* Start Dataset content *

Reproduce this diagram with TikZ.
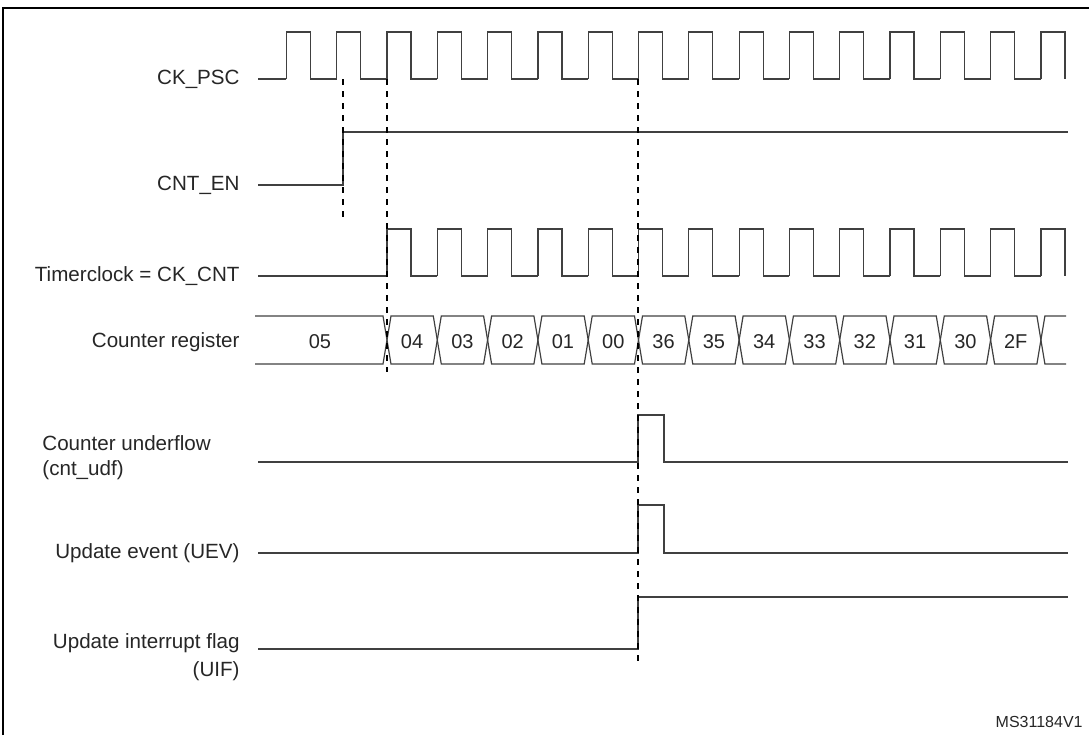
\documentclass[tikz,border=0pt]{standalone}
\usepackage{fontspec}
\setmainfont{Liberation Sans}
\begin{document}
\begin{tikzpicture}[x=0.5pt,y=-0.5pt,
    sig/.style={line width=0.6pt,black!75},
    guide/.style={dashed,line width=0.6pt,black},
    lbl/.style={font=\fontsize{10.3}{12}\selectfont,inner sep=0pt,text=black!85},
    val/.style={font=\fontsize{10}{12}\selectfont,inner sep=0pt,text=black!85}]
    \useasboundingbox (0,0) rectangle (1089,735);
    \draw[line width=1pt] (3,735) -- (3,8) -- (1089,8);

    % labels
    \node[lbl,anchor=east] (psc) at (240,79) {CK\_PSC};
    \node[lbl,anchor=east] (en) at (240,185) {CNT\_EN};
    \node[lbl,anchor=east] (cnt) at (240,276) {Timerclock = CK\_CNT};
    \node[lbl,anchor=east] (reg) at (240,342) {Counter register};
    \node[lbl,anchor=west] (udf) at (42,443) {Counter underflow};
    \node[lbl,anchor=west] (udfb) at (42,470) {(cnt\_udf)};
    \node[lbl,anchor=east] (uev) at (240,553) {Update event (UEV)};
    \node[lbl,anchor=east] (uif) at (240,643) {Update interrupt flag};
    \node[lbl,anchor=east] (uifb) at (240,671) {(UIF)};
    \node[lbl,anchor=east,font=\fontsize{8}{9}\selectfont] (ref) at (1083,722) {MS31184V1};

    % CK_PSC
    \draw[sig] (258,79) -- ({387-2*50.3},79);
    \foreach \k in {-2,...,13}{
        \pgfmathsetmacro\a{387+50.3*\k}
        \draw[sig] (\a,79) -- (\a,32) -- (\a+24,32) -- (\a+24,79)
            \ifnum\k<13 -- (\a+50.3,79)\fi;
    }
    % CNT_EN
    \draw[sig] (258,185) -- (343,185) -- (343,132) -- (1068,132);
    % CK_CNT
    \draw[sig] (258,276) -- (387,276);
    \foreach \k in {0,...,13}{
        \pgfmathsetmacro\a{387+50.3*\k}
        \draw[sig] (\a,276) -- (\a,229) -- (\a+24,229) -- (\a+24,276)
            \ifnum\k<13 -- (\a+50.3,276)\fi;
    }
    % Counter register
    \draw[sig] (255,316) -- (383,316) -- (387,340) -- (383,364) -- (255,364);
    \node[val] (v05) at (320,342) {05};
    \foreach \v [count=\i from 0] in {04,03,02,01,00,36,35,34,33,32,31,30,2F}{
        \pgfmathsetmacro\a{387+50.3*\i}
        \draw[sig] (\a,340) -- (\a+4,316) -- (\a+46.3,316) -- (\a+50.3,340)
            -- (\a+46.3,364) -- (\a+4,364) -- cycle;
        \node[val] (v\i) at (\a+25.1,342) {\v};
    }
    \pgfmathsetmacro\e{387+50.3*13}
    \draw[sig] (1066,316) -- (\e+4,316) -- (\e,340) -- (\e+4,364) -- (1066,364);

    % cnt_udf
    \draw[sig] (258,462) -- (638,462) -- (638,415) -- (664,415) -- (664,462) -- (1068,462);
    % UEV
    \draw[sig] (258,553) -- (638,553) -- (638,505) -- (664,505) -- (664,553) -- (1068,553);
    % UIF
    \draw[sig] (258,649) -- (638,649) -- (638,597) -- (1068,597);

    % guides
    \draw[guide] (343,79) -- (343,220);
    \draw[guide] (387,79) -- (387,372);
    \draw[guide] (638,79) -- (638,666);
\end{tikzpicture}
\end{document}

* End Dataset content *

* _Written instruction_:
Quote the material exactly. Pictures stay out.

* _Solution for this task_:
Reproduce this diagram with TikZ.
\documentclass[tikz,border=0pt]{standalone}
\usepackage{fontspec}
\setmainfont{Liberation Sans}
\begin{document}
\begin{tikzpicture}[x=0.5pt,y=-0.5pt,
    sig/.style={line width=0.6pt,black!75},
    guide/.style={dashed,line width=0.6pt,black},
    lbl/.style={font=\fontsize{10.3}{12}\selectfont,inner sep=0pt,text=black!85},
    val/.style={font=\fontsize{10}{12}\selectfont,inner sep=0pt,text=black!85}]
    \useasboundingbox (0,0) rectangle (1089,735);
    \draw[line width=1pt] (3,735) -- (3,8) -- (1089,8);

    % labels
    \node[lbl,anchor=east] (psc) at (240,79) {CK\_PSC};
    \node[lbl,anchor=east] (en) at (240,185) {CNT\_EN};
    \node[lbl,anchor=east] (cnt) at (240,276) {Timerclock = CK\_CNT};
    \node[lbl,anchor=east] (reg) at (240,342) {Counter register};
    \node[lbl,anchor=west] (udf) at (42,443) {Counter underflow};
    \node[lbl,anchor=west] (udfb) at (42,470) {(cnt\_udf)};
    \node[lbl,anchor=east] (uev) at (240,553) {Update event (UEV)};
    \node[lbl,anchor=east] (uif) at (240,643) {Update interrupt flag};
    \node[lbl,anchor=east] (uifb) at (240,671) {(UIF)};
    \node[lbl,anchor=east,font=\fontsize{8}{9}\selectfont] (ref) at (1083,722) {MS31184V1};

    % CK_PSC
    \draw[sig] (258,79) -- ({387-2*50.3},79);
    \foreach \k in {-2,...,13}{
        \pgfmathsetmacro\a{387+50.3*\k}
        \draw[sig] (\a,79) -- (\a,32) -- (\a+24,32) -- (\a+24,79)
            \ifnum\k<13 -- (\a+50.3,79)\fi;
    }
    % CNT_EN
    \draw[sig] (258,185) -- (343,185) -- (343,132) -- (1068,132);
    % CK_CNT
    \draw[sig] (258,276) -- (387,276);
    \foreach \k in {0,...,13}{
        \pgfmathsetmacro\a{387+50.3*\k}
        \draw[sig] (\a,276) -- (\a,229) -- (\a+24,229) -- (\a+24,276)
            \ifnum\k<13 -- (\a+50.3,276)\fi;
    }
    % Counter register
    \draw[sig] (255,316) -- (383,316) -- (387,340) -- (383,364) -- (255,364);
    \node[val] (v05) at (320,342) {05};
    \foreach \v [count=\i from 0] in {04,03,02,01,00,36,35,34,33,32,31,30,2F}{
        \pgfmathsetmacro\a{387+50.3*\i}
        \draw[sig] (\a,340) -- (\a+4,316) -- (\a+46.3,316) -- (\a+50.3,340)
            -- (\a+46.3,364) -- (\a+4,364) -- cycle;
        \node[val] (v\i) at (\a+25.1,342) {\v};
    }
    \pgfmathsetmacro\e{387+50.3*13}
    \draw[sig] (1066,316) -- (\e+4,316) -- (\e,340) -- (\e+4,364) -- (1066,364);

    % cnt_udf
    \draw[sig] (258,462) -- (638,462) -- (638,415) -- (664,415) -- (664,462) -- (1068,462);
    % UEV
    \draw[sig] (258,553) -- (638,553) -- (638,505) -- (664,505) -- (664,553) -- (1068,553);
    % UIF
    \draw[sig] (258,649) -- (638,649) -- (638,597) -- (1068,597);

    % guides
    \draw[guide] (343,79) -- (343,220);
    \draw[guide] (387,79) -- (387,372);
    \draw[guide] (638,79) -- (638,666);
\end{tikzpicture}
\end{document}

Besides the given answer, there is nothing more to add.